Vaccines Recommended for All Travelers
Routine vaccinations: Consult your doctor to ensure all routine vaccinations - such as for diphtheria, tetanus, polio, tuberculosis, influenza, measles, mumps, pertussis, rubella, varicella, etc. - are up to date (include booster shots if necessary).
Vaccines Recommended for Most Travelers
Hepatitis A: The vaccine is given in two doses, six months apart, and is nearly 100 percent effective. The WHO recommends the vaccine be integrated into national routine immunization schedules for children aged one year or older.
Typhoid fever: The typhoid fever vaccine can be administered via injection (administered in one dose) or orally (four doses). The vaccine is only 50-80 percent effective, so travelers to areas with a risk of exposure to typhoid fever, a bacterial disease, should also take hygienic precautions (e.g. drink only bottled water, avoid undercooked foods, wash hands regularly, etc.). Children can be given the shot beginning at two years of age (six for the oral vaccine).
Vaccines Recommended for Some Travelers
Hepatitis B: The WHO recommends that all infants receive their first dose of vaccine as soon as possible after birth, preferably within 24 hours.
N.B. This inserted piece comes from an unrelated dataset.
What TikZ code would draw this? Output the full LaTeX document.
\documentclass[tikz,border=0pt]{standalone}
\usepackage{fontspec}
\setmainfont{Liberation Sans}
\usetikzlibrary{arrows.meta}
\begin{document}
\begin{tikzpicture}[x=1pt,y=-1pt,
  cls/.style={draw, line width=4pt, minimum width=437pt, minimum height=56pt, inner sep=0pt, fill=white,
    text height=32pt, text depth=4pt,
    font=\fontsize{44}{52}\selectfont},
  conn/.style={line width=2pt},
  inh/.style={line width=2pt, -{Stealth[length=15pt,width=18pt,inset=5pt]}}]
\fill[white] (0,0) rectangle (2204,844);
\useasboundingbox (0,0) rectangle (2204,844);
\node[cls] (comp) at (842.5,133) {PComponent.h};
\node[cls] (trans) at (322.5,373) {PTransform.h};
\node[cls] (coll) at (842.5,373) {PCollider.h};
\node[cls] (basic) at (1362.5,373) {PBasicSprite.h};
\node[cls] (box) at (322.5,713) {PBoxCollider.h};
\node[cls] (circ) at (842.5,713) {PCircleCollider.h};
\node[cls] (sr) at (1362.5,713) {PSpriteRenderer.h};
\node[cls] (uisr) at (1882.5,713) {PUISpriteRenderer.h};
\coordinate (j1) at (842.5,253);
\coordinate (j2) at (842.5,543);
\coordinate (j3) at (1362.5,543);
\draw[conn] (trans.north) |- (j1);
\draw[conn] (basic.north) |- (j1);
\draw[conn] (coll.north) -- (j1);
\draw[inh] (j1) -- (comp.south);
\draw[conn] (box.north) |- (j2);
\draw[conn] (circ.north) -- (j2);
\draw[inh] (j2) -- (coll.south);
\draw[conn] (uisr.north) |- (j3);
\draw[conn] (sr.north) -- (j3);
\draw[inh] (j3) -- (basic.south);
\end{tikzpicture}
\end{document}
The birth dose should be followed by two or three doses to complete the primary series. Routine booster doses are not routinely recommended for any age group.
Malaria: There is currently no malaria vaccine. However, various antimalarial prophylactics are available by prescription and can reduce risk of infection by up to 90 percent. Different medications are prescribed depending on the risk level and the strains of the virus present in the destination. Antimalarial tablets need to be taken throughout the trip to be effective and may need to be taken for as long as four weeks following the trip.
Rabies: The rabies vaccination is typically only recommended for travel to remote areas and if the traveler will be at high risk of exposure (e.g. undertaking activities that will bring them into contact with dogs, cats, bats, or other mammals). The vaccination is administered in three doses over a three-to-four week period. Post exposure prophylaxis is also available and should be administered as soon as possible following contact with an animal suspected of being infected (e.g. bites and scratches).
Yellow fever: A yellow fever vaccination certificate is generally recommended for travelers to the regions indicated on this map.
Flooding is common in Bolivia, particularly during the rainy season (October/November to March/April), and can result in significant transportation disruptions, structural damage, and loss of life.
Several strong earthquakes have occurred in Bolivia, though they rarely cause significant property damage or casualties.
The old highway linking La Paz and Los Yungas has been designated as one of the most dangerous in the world. This old route is still open to the public but travelers are advised to use the new one when driving to Coroico. Though most bus companies utilize the new road, it is worth checking with drivers beforehand what route they plan to take.
Generally speaking, road accident mortality rates are high throughout Bolivia (19.2 deaths per year per 100,000 inhabitants). Traveling in rural areas during the rainy season (October/November to March/April) can be particularly tricky as roads in the western part of the country, already in poor condition, frequently become impassable due to landslides.
In cities, it is advisable to only take marked radio taxis (see CRIME section). Taxis and other businesses are often reluctant to give even small amounts of change, so travelers should carry small bills and give exact change when possible.
Bolivia's climate is tropical. The dry season lasts from May until October with relatively cool temperatures in June and July. The rainy season, characterized by stifling heat and humidity, begins in November and lasts until March.